La otra votación era por el llamado Informe Bachelet, sobre violaciones a los DD HH del gobierno chavista. Fue una puja muy fuerte al punto que terminó con 22 votos a favor, 22 abstenciones y tres en contra: Venezuela, Filipinas y Eritrea. Argentina votó a favor, junto con los países del Grupo de Lima, notoriamente antichavista. México se abstuvo.
Al decir de los críticos, la cancillería vernácula siguió los lineamientos del departamento de Estado y echó por tierra la tradición enmarcada en la Doctrina Drago, de 1902, por el canciller de Julio Roca, Luis María Drago, consolidada posteriormente por Carlos Calvo, que rechaza toda injerencia militar para resolver controversias. Una votación al par de la de México habría desnudado la orfandad de apoyos de la Casa Blanca.
Por cierto, quien se pregunte cómo votó EE UU: Trump ordenó retirarse del Consejo de DD HH de la ONU en 2018 porque entre los integrantes había “países que violan los Derechos Humanos, y hay allí un marcado sesgo antiisraelí en muchos de los informes sobre la situación palestina”.

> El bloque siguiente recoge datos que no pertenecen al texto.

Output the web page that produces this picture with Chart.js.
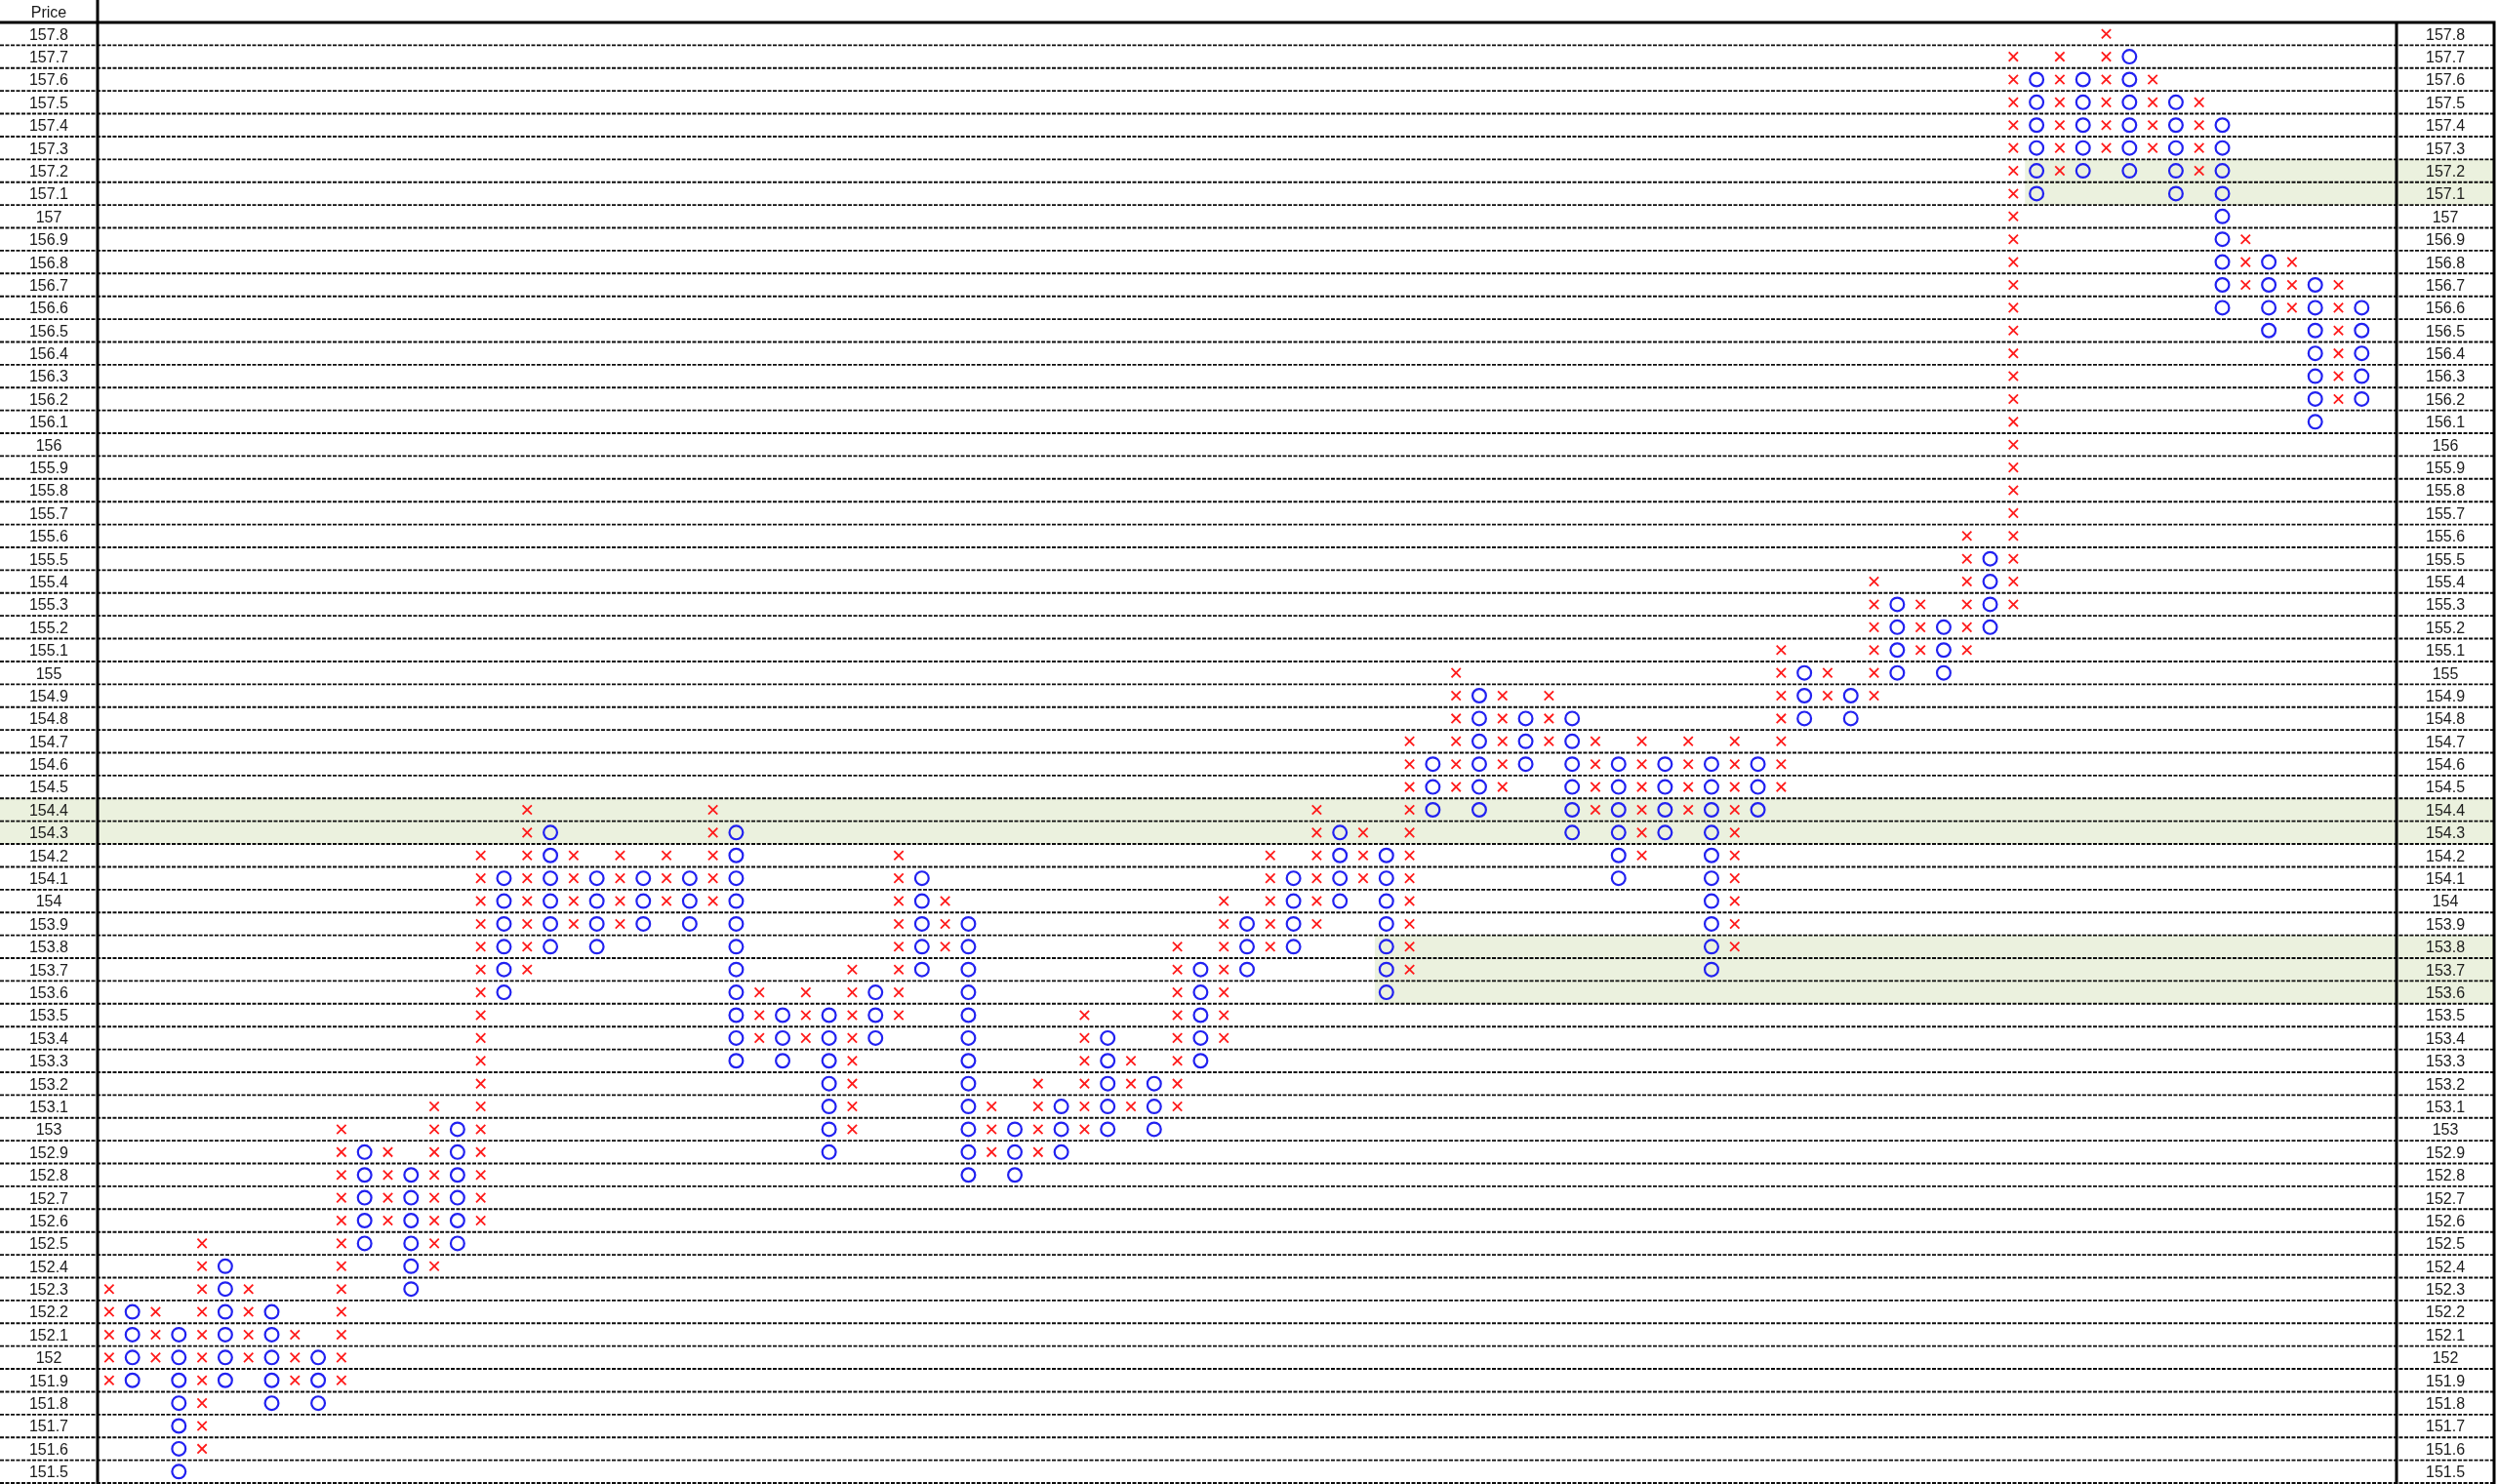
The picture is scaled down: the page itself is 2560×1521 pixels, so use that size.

El ministro de Relaciones Exteriores nacional, Felipe Solá, afirmó que Buenos Aires votó con el Grupo de Contacto y la UE, que buscan una salida democrática y rechazan el brutal bloqueo económico y una posible intervención armada capitaneada por el Pentágono. Respecto de las elecciones parlamentarias de diciembre, la Argentina acompañaría la postura de que lo mejor es postergarlas para 2021 con el fin de que el gobierno negocie con la oposición.
La estrategia estadounidense fue explicitada por el representante de Trump para la “cuestión venezolana”, Elliot Abrams, conocido desde los años ’70 por armar grupos paramilitares para derrotar a la revolución sandinista en Nicaragua. “Me preocupa –declaró en torno a las negociaciones de Borell– un pacto en que la UE diga que tal vez enviará observadores a unas elecciones si se aplazan las de diciembre. Si lo hace, se inclina claramente a asumir la observación de esas elecciones, y eso genera un peligro en el camino”.
La oposición, como hizo en 2005, busca deslegitimar elecciones que no gana y se niega a participar. Aquella vez, Hugo Chávez rechazó posponer el comicio. Ahora hay grupos, sin embargo, que aceptan el convite. Creen poder repetir el triunfo abrumador del 6 de diciembre de 2015, cuando se quedó con más del 60% de las bancas de la Asamblea Nacional.
Henrique Capriles había mostrado predisposición a asistir, pero llegó el apriete desde Washington. Juan Guaidó, presidente de la AN elegido a dedo como interino, perdería su banca si no se presenta. De hecho, la perdió en enero pasado, cuando la AN eligió a otro opositor, Luis Parra, como titular del Parlamento. En una maniobra desesperada hicieron una sesión alterna para mantener a Guaidó. Alguien a esta altura insostenible sin el apoyo de Trump, que quizás no sea reelecto el 3 de noviembre.